DESCRIPTION OF THE TASK »
Could you repeat the records below exactly, leaving out any pictures?

Records with drawing code
══════════

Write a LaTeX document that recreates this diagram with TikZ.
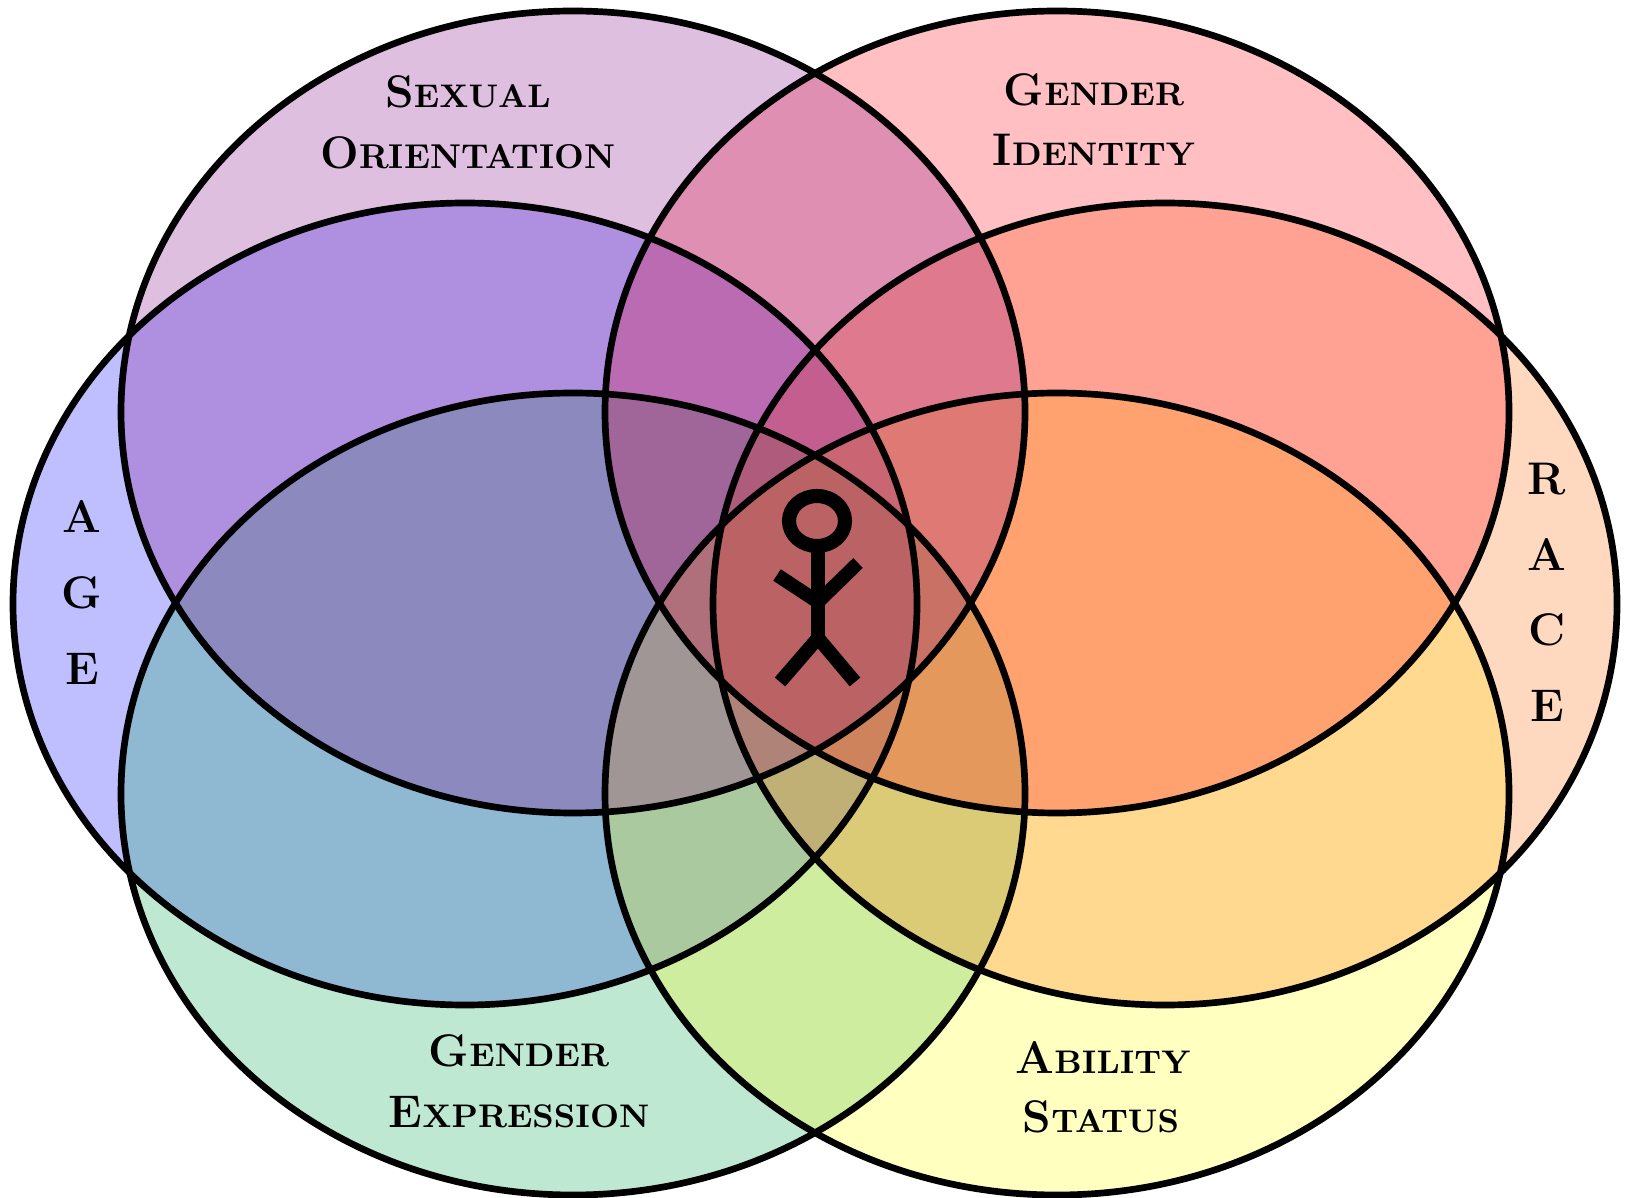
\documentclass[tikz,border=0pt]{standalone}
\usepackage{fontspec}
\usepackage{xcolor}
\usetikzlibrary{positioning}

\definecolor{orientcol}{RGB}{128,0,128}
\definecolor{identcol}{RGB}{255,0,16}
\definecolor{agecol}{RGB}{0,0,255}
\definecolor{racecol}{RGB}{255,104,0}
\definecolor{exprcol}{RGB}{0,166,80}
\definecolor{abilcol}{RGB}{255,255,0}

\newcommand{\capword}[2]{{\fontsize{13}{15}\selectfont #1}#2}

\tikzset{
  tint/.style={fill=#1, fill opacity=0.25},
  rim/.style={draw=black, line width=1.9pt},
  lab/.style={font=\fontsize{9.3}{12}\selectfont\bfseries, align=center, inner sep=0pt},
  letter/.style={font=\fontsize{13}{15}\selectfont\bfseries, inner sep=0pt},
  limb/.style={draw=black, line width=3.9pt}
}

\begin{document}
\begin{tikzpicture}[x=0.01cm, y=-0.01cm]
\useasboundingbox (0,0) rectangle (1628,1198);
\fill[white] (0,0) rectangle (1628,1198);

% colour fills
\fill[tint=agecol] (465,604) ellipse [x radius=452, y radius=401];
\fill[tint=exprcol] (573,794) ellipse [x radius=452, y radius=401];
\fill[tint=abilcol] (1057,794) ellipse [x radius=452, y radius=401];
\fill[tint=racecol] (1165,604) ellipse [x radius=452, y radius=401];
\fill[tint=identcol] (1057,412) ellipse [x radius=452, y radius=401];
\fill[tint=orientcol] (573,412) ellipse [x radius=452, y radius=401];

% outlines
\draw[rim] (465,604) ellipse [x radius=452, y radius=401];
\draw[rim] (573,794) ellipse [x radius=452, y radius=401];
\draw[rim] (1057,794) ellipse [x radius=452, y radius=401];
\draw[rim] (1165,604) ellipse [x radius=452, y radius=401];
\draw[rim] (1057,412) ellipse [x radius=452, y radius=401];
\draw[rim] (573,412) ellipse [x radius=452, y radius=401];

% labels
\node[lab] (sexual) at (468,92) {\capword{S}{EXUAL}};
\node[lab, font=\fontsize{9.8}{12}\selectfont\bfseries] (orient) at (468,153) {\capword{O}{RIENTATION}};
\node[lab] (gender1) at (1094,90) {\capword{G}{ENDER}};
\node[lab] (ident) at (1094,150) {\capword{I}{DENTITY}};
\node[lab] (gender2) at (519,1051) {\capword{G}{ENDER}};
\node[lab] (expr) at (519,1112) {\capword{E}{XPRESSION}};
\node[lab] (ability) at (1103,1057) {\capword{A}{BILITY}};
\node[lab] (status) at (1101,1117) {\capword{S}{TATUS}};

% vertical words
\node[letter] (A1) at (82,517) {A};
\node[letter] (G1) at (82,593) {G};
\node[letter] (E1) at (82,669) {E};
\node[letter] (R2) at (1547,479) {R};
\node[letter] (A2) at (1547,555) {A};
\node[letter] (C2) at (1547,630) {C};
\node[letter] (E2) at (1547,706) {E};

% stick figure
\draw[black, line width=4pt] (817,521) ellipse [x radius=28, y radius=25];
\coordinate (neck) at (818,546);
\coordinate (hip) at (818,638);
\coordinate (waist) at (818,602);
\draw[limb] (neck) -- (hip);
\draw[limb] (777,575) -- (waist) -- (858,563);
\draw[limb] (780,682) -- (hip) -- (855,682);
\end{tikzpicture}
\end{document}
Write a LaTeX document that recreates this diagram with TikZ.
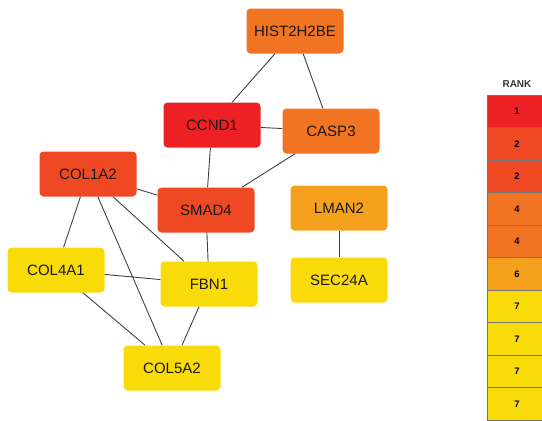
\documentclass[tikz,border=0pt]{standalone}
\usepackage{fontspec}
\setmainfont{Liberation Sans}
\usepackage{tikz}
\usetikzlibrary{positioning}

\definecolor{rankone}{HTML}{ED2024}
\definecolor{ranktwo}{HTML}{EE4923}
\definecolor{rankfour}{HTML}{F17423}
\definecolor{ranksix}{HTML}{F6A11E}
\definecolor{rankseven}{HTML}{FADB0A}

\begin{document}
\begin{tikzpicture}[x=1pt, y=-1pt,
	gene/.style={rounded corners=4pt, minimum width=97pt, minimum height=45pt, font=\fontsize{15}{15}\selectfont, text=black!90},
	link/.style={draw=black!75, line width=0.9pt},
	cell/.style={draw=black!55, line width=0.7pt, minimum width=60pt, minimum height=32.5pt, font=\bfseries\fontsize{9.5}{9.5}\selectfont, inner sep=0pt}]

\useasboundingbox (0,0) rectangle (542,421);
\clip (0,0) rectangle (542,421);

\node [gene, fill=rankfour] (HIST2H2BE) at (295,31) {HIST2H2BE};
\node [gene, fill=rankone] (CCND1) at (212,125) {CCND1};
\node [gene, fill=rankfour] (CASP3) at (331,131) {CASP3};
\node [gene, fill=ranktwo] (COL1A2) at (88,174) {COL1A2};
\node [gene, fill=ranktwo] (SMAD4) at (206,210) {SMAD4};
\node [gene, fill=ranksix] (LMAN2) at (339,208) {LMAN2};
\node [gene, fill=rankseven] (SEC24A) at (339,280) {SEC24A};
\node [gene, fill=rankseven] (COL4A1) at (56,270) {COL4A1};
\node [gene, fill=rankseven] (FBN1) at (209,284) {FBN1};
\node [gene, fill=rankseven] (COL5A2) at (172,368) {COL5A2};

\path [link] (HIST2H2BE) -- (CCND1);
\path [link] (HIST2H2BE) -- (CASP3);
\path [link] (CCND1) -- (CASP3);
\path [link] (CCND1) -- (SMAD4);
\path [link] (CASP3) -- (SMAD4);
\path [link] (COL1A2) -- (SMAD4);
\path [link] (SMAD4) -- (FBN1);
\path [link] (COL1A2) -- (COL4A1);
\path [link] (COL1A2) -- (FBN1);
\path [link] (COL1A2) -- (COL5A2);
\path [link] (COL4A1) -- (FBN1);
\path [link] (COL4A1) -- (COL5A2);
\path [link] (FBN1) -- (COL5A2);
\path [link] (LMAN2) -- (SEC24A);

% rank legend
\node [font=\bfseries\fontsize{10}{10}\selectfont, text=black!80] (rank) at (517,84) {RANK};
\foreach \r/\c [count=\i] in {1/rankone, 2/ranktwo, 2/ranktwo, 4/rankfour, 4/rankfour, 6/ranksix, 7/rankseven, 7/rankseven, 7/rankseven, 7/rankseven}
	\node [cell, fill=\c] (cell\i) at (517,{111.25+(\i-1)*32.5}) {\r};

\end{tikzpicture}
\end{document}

══════════

RESULT FOR THIS EXERCISE »
Write a LaTeX document that recreates this diagram with TikZ.
\documentclass[tikz,border=0pt]{standalone}
\usepackage{fontspec}
\usepackage{xcolor}
\usetikzlibrary{positioning}

\definecolor{orientcol}{RGB}{128,0,128}
\definecolor{identcol}{RGB}{255,0,16}
\definecolor{agecol}{RGB}{0,0,255}
\definecolor{racecol}{RGB}{255,104,0}
\definecolor{exprcol}{RGB}{0,166,80}
\definecolor{abilcol}{RGB}{255,255,0}

\newcommand{\capword}[2]{{\fontsize{13}{15}\selectfont #1}#2}

\tikzset{
  tint/.style={fill=#1, fill opacity=0.25},
  rim/.style={draw=black, line width=1.9pt},
  lab/.style={font=\fontsize{9.3}{12}\selectfont\bfseries, align=center, inner sep=0pt},
  letter/.style={font=\fontsize{13}{15}\selectfont\bfseries, inner sep=0pt},
  limb/.style={draw=black, line width=3.9pt}
}

\begin{document}
\begin{tikzpicture}[x=0.01cm, y=-0.01cm]
\useasboundingbox (0,0) rectangle (1628,1198);
\fill[white] (0,0) rectangle (1628,1198);

% colour fills
\fill[tint=agecol] (465,604) ellipse [x radius=452, y radius=401];
\fill[tint=exprcol] (573,794) ellipse [x radius=452, y radius=401];
\fill[tint=abilcol] (1057,794) ellipse [x radius=452, y radius=401];
\fill[tint=racecol] (1165,604) ellipse [x radius=452, y radius=401];
\fill[tint=identcol] (1057,412) ellipse [x radius=452, y radius=401];
\fill[tint=orientcol] (573,412) ellipse [x radius=452, y radius=401];

% outlines
\draw[rim] (465,604) ellipse [x radius=452, y radius=401];
\draw[rim] (573,794) ellipse [x radius=452, y radius=401];
\draw[rim] (1057,794) ellipse [x radius=452, y radius=401];
\draw[rim] (1165,604) ellipse [x radius=452, y radius=401];
\draw[rim] (1057,412) ellipse [x radius=452, y radius=401];
\draw[rim] (573,412) ellipse [x radius=452, y radius=401];

% labels
\node[lab] (sexual) at (468,92) {\capword{S}{EXUAL}};
\node[lab, font=\fontsize{9.8}{12}\selectfont\bfseries] (orient) at (468,153) {\capword{O}{RIENTATION}};
\node[lab] (gender1) at (1094,90) {\capword{G}{ENDER}};
\node[lab] (ident) at (1094,150) {\capword{I}{DENTITY}};
\node[lab] (gender2) at (519,1051) {\capword{G}{ENDER}};
\node[lab] (expr) at (519,1112) {\capword{E}{XPRESSION}};
\node[lab] (ability) at (1103,1057) {\capword{A}{BILITY}};
\node[lab] (status) at (1101,1117) {\capword{S}{TATUS}};

% vertical words
\node[letter] (A1) at (82,517) {A};
\node[letter] (G1) at (82,593) {G};
\node[letter] (E1) at (82,669) {E};
\node[letter] (R2) at (1547,479) {R};
\node[letter] (A2) at (1547,555) {A};
\node[letter] (C2) at (1547,630) {C};
\node[letter] (E2) at (1547,706) {E};

% stick figure
\draw[black, line width=4pt] (817,521) ellipse [x radius=28, y radius=25];
\coordinate (neck) at (818,546);
\coordinate (hip) at (818,638);
\coordinate (waist) at (818,602);
\draw[limb] (neck) -- (hip);
\draw[limb] (777,575) -- (waist) -- (858,563);
\draw[limb] (780,682) -- (hip) -- (855,682);
\end{tikzpicture}
\end{document}
Write a LaTeX document that recreates this diagram with TikZ.
\documentclass[tikz,border=0pt]{standalone}
\usepackage{fontspec}
\setmainfont{Liberation Sans}
\usepackage{tikz}
\usetikzlibrary{positioning}

\definecolor{rankone}{HTML}{ED2024}
\definecolor{ranktwo}{HTML}{EE4923}
\definecolor{rankfour}{HTML}{F17423}
\definecolor{ranksix}{HTML}{F6A11E}
\definecolor{rankseven}{HTML}{FADB0A}

\begin{document}
\begin{tikzpicture}[x=1pt, y=-1pt,
	gene/.style={rounded corners=4pt, minimum width=97pt, minimum height=45pt, font=\fontsize{15}{15}\selectfont, text=black!90},
	link/.style={draw=black!75, line width=0.9pt},
	cell/.style={draw=black!55, line width=0.7pt, minimum width=60pt, minimum height=32.5pt, font=\bfseries\fontsize{9.5}{9.5}\selectfont, inner sep=0pt}]

\useasboundingbox (0,0) rectangle (542,421);
\clip (0,0) rectangle (542,421);

\node [gene, fill=rankfour] (HIST2H2BE) at (295,31) {HIST2H2BE};
\node [gene, fill=rankone] (CCND1) at (212,125) {CCND1};
\node [gene, fill=rankfour] (CASP3) at (331,131) {CASP3};
\node [gene, fill=ranktwo] (COL1A2) at (88,174) {COL1A2};
\node [gene, fill=ranktwo] (SMAD4) at (206,210) {SMAD4};
\node [gene, fill=ranksix] (LMAN2) at (339,208) {LMAN2};
\node [gene, fill=rankseven] (SEC24A) at (339,280) {SEC24A};
\node [gene, fill=rankseven] (COL4A1) at (56,270) {COL4A1};
\node [gene, fill=rankseven] (FBN1) at (209,284) {FBN1};
\node [gene, fill=rankseven] (COL5A2) at (172,368) {COL5A2};

\path [link] (HIST2H2BE) -- (CCND1);
\path [link] (HIST2H2BE) -- (CASP3);
\path [link] (CCND1) -- (CASP3);
\path [link] (CCND1) -- (SMAD4);
\path [link] (CASP3) -- (SMAD4);
\path [link] (COL1A2) -- (SMAD4);
\path [link] (SMAD4) -- (FBN1);
\path [link] (COL1A2) -- (COL4A1);
\path [link] (COL1A2) -- (FBN1);
\path [link] (COL1A2) -- (COL5A2);
\path [link] (COL4A1) -- (FBN1);
\path [link] (COL4A1) -- (COL5A2);
\path [link] (FBN1) -- (COL5A2);
\path [link] (LMAN2) -- (SEC24A);

% rank legend
\node [font=\bfseries\fontsize{10}{10}\selectfont, text=black!80] (rank) at (517,84) {RANK};
\foreach \r/\c [count=\i] in {1/rankone, 2/ranktwo, 2/ranktwo, 4/rankfour, 4/rankfour, 6/ranksix, 7/rankseven, 7/rankseven, 7/rankseven, 7/rankseven}
	\node [cell, fill=\c] (cell\i) at (517,{111.25+(\i-1)*32.5}) {\r};

\end{tikzpicture}
\end{document}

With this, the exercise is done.